The rest of what I learned are details which can be read in the documents posted on the website I mentioned previously.

 

The second session I would like to discuss was called RDA Implementation in Canada (see http://cla.pwwebhost.com/conference/2014/thursday.php#147 ).  The session was largely presented by the same people who presented the RDA preconference session.  The presentation focused on data collected through a survey done by the Pan-Canadian Working Group on Cataloguing with RDA in the months leading up to the conference.  I found the outcomes of the survey somewhat interesting.  In general, RDA implementation in Canada is quite low.  Exceptions are in academic libraries with Western Canada being a leader for RDA implementation.  Those libraries which employ a member of the Pan-Canadian Working Group on Cataloguing with RDA or have a library school associated with them tend to be the most likely to have a robust RDA implementation while libraries in the North and Ontario are significantly behind the rest of the country.  Some of the major struggles with RDA implementation appear to be the general lack of resources (time, information, funding, etc) to get staff trained and supported during an implementation.

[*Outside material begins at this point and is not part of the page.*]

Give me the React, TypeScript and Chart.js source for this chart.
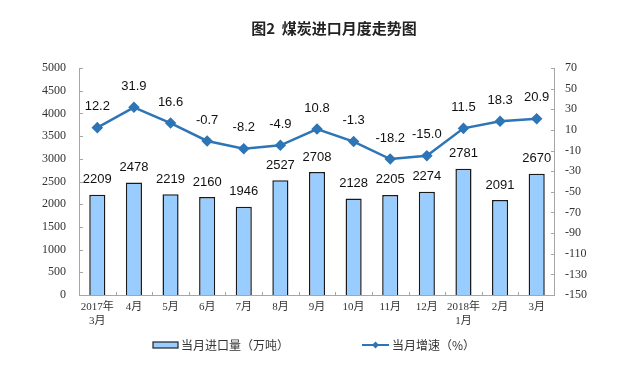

Questions asked during the presentation and attendee discussion afterward were quite very interesting.  Among those libraries who have not taken any significant steps toward RDA implementation, the problems associated with not doing so are becoming increasingly evident.  One librarian from a northern special library reported converting RDA records to AACR2 and stripping out valuable RDA coding in the process.  It seems that even the smallest bit of information about RDA, what it is, how it works and the ultimate goals associated with it are greatly appreciated by those working in libraries who are somewhat isolated from the bigger picture of what is happening in the LIS field. 

 

In looking at the survey data and listening to the discussions, it appears as though the University Library is among the leading edge libraries in Canada in terms of RDA adoption and moving metadata creation towards the emerging international standards.  While this is definitely a good feeling, reflecting on the work that it took our cataloguing group to get to this point and the lack of time and resources some libraries have, there is a concern about what it might take for the majority of Canadian libraries to “catch up”.  Of course, not all libraries will ever catch up but if we want to continue to have an exchange of metadata to support the research, teaching and learning needs of our users, we do need to have interoperable metadata and much of that metadata needs to come from small and specialized libraries.

 

There were other very interesting sessions I attended and even a technical services round table session but I thought that these two sessions were the most important to blog about.